The shared variables are organized as a SharedVariableSet instance. The supported operators are:

Operator Meaning
get(key) Return the value of the key. The initial value is 0.
add(key, delta) Add delta to the value of the key.
delayedAdd(key, delta) Same as add, but the operation will not be executed instantly. Instead, it will be executed at the next time that the same element is processed. The delayed operation is useful for reversing a previous operation on the same element, or for passing information to the future.
multiply(key, gamma) Multiply the value of the key by gamma.
declareArray(key, length) Declare an array associated with the key. The length argument indicates the dimension of the array. The array has to be declared before manipulated. Generally speaking, manipulating an array of real numbers is faster than manipulating the same number of key-value pairs.
getArray(key) Return the array associated with the key. It will return null if the array has not been declared.
getArrayElement(key, ind) Return the array element with index ind. It will return 0 if the array has not been declared.
getArrayElements(key, inds) Return array elements with specified indices inds: Array[Int].
addArray(key, delta) Add delta: Array[Double] to the array associated with the key.
addArrayElement(key, ind, delta) Add delta: Array[Double] to the specified indices inds: Array[Int]. The dimenions of delta and inds should be equal.
addArrayElements(key, inds, delta) Add delta to the array element with index ind.
delayedAddArray(key, delta) The same as addArray, but the operation will not be executed until the next time the same element is processed.
delayedAddArrayElement(key, delta, delta) The same as addArrayElement, but the operation will not be executed until the next time the same element is processed.
multiplyArray(key, gamma) Multiply all elements of the array by a real number gamma. The computation complexity of this operation is O(1), independent of the dimension of the array.
dontSync(key) The system will not synchronize this variable at the next round of synchronization. This will improve the communication efficiency, but may cause unpredictable consistency issues.

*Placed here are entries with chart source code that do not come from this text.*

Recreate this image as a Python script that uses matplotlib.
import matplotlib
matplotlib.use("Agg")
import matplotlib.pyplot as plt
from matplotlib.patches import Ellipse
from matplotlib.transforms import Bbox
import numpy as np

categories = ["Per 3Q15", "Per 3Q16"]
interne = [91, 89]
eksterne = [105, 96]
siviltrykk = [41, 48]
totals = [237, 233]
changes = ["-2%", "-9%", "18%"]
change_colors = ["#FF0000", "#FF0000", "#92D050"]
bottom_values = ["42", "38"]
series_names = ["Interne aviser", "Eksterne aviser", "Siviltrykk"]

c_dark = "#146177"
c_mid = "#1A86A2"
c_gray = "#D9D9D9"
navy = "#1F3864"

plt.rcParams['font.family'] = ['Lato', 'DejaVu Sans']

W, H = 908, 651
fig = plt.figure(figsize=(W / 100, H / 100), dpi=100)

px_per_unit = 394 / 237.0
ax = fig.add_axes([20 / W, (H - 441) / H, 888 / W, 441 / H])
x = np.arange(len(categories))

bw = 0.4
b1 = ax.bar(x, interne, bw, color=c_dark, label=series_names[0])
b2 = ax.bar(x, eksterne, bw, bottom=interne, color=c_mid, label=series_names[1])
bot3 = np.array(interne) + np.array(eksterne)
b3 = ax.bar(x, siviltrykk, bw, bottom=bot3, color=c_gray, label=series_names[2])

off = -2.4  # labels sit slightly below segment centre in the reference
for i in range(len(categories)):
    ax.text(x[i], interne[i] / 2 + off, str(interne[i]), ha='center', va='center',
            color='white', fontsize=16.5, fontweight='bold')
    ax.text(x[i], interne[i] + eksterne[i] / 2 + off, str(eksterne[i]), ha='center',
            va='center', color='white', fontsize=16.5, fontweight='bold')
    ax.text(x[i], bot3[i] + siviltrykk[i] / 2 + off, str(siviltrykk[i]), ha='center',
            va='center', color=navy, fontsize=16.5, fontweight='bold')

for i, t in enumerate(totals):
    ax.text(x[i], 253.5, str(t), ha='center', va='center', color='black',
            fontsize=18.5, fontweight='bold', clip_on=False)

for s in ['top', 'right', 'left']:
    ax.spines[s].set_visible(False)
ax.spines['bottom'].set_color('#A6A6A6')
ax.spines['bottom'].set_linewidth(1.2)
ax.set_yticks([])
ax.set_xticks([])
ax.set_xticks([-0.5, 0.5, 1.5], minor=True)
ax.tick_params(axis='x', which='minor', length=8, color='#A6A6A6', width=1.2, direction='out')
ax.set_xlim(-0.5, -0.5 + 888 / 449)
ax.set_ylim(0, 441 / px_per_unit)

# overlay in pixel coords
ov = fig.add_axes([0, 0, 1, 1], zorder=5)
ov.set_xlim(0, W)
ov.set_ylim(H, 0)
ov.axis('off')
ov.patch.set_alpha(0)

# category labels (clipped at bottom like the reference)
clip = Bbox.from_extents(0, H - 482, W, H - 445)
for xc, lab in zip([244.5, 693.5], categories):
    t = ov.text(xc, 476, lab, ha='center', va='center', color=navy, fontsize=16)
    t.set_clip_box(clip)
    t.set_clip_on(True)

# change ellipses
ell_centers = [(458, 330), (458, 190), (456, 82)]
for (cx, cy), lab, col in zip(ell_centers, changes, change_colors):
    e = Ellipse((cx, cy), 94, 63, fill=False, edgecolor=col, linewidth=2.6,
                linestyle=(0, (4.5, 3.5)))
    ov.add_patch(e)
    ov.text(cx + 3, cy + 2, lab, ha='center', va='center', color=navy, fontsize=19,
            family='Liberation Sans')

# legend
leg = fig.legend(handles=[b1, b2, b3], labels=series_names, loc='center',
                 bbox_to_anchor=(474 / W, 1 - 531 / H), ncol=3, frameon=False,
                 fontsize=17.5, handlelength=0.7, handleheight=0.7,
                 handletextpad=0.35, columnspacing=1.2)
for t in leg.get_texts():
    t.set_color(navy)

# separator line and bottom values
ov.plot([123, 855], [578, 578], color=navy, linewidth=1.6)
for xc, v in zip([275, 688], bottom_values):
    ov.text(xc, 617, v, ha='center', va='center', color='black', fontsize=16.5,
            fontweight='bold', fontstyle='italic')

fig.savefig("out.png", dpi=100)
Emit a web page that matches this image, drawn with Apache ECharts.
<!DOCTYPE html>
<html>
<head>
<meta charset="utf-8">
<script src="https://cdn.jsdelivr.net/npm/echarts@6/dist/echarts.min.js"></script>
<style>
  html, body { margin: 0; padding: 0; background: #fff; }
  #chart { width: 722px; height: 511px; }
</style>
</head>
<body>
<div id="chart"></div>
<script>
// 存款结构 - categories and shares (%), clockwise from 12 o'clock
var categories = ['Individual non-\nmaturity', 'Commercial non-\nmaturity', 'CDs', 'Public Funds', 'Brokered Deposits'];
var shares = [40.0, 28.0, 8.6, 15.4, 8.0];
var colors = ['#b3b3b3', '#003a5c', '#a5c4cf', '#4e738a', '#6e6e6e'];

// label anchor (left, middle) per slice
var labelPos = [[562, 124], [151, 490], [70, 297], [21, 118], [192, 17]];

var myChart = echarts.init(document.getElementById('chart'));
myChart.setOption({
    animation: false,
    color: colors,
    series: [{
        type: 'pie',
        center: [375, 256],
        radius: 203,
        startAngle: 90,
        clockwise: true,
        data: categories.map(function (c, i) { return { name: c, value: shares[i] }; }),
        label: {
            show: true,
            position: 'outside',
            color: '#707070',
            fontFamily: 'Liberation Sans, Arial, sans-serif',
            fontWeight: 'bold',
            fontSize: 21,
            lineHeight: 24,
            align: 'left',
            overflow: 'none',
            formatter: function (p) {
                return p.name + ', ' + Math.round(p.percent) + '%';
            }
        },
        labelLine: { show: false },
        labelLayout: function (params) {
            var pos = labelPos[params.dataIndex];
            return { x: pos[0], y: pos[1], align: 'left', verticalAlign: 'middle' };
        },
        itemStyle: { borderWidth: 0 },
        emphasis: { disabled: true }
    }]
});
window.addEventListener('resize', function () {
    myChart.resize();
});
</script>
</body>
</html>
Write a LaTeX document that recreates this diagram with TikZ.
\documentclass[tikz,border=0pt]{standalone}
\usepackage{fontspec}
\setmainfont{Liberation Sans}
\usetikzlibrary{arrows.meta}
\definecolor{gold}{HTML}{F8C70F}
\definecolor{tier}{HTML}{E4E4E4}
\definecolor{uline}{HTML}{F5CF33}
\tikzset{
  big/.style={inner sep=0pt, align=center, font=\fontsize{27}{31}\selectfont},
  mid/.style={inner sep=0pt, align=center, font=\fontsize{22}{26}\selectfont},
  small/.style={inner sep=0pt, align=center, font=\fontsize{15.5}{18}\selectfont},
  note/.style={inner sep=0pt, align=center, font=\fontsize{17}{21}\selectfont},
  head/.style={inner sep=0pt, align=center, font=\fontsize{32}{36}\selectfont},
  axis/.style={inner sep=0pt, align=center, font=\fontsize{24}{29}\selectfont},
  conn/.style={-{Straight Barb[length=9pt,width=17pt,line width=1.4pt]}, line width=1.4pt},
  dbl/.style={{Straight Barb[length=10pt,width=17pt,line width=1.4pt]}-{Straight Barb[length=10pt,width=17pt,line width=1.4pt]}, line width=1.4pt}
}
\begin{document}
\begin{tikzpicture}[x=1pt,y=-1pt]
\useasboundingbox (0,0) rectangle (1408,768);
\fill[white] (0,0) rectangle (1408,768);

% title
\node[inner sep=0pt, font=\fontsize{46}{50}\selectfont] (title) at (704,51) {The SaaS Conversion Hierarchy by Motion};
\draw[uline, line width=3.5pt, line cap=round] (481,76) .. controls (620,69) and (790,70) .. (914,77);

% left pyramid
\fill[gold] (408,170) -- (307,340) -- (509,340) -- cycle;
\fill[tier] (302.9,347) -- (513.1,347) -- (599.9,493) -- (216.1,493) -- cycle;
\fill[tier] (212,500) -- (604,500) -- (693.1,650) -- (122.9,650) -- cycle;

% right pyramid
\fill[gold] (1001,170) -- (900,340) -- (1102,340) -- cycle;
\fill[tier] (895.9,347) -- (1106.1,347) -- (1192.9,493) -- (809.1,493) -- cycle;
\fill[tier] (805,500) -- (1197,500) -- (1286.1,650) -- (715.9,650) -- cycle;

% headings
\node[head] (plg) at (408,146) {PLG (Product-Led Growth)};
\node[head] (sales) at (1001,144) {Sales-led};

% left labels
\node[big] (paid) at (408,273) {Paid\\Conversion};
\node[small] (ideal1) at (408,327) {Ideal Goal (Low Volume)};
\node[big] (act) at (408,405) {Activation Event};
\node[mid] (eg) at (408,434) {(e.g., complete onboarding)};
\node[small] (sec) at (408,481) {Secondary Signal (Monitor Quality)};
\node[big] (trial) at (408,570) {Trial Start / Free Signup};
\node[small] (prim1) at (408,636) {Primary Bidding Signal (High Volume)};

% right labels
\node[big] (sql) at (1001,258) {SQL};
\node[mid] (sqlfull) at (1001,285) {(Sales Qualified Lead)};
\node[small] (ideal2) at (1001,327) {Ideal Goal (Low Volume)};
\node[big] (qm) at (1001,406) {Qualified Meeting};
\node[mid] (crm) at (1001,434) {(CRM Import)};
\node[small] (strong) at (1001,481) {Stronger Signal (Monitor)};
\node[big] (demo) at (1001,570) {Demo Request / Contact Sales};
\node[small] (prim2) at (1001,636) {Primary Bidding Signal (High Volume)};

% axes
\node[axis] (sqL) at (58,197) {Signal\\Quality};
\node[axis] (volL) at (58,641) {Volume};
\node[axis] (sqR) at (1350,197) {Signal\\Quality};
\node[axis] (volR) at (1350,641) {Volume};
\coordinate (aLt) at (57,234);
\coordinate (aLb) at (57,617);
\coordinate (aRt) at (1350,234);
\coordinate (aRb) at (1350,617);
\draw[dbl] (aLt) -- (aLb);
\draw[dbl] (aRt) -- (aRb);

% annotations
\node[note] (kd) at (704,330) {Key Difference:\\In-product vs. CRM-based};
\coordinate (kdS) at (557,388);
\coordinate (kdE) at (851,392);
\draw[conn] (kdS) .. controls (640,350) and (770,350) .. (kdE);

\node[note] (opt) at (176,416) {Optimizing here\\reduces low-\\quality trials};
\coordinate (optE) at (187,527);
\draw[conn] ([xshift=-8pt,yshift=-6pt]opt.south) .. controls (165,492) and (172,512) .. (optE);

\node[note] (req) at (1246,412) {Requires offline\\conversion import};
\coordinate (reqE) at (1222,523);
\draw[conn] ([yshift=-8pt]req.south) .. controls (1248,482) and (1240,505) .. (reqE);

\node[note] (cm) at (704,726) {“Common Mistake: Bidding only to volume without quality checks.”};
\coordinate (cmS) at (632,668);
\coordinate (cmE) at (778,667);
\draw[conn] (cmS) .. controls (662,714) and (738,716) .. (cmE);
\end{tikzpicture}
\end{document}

Don’t register a variable as dontSync unless you are sure that it will never be used by other partitions. The dontSync declaration is only effective at the current iteration.
dontSyncArray(key) The same as dontSync, but the object is an array.


Splash Configurations

The Splash Configuration class allows the user to customize the execution of the algorithm. Given a SplashConf instance spc, the properties are set by

spc.set(propertyName,propertyValue)

Here is a list of configurable properties:

Property Name  Default Value  Meaning
max.thread.num 0 The maximum number of threads to run the algorithm. If max.thread.num = 0, then the maximum number of threads is the number of partitions.
auto.thread true If the value is true, then the system will automatically determine the number of threads to run the algorithm. Otherwise, the number of threads will be equal to the maximum number of threads.
data.per.iteration 1.0 Proportion of local data processed in each iteration. In each iteration, every local thread goes through data.per.iteration proportion of its partition, then all threads synchronize at the end of the iteration. This proportion cannot be greater than 1. If you want to take multiple passes over the dataset in one iteration, use duplicate or duplicateAndReshuffle to enlarge the dataset.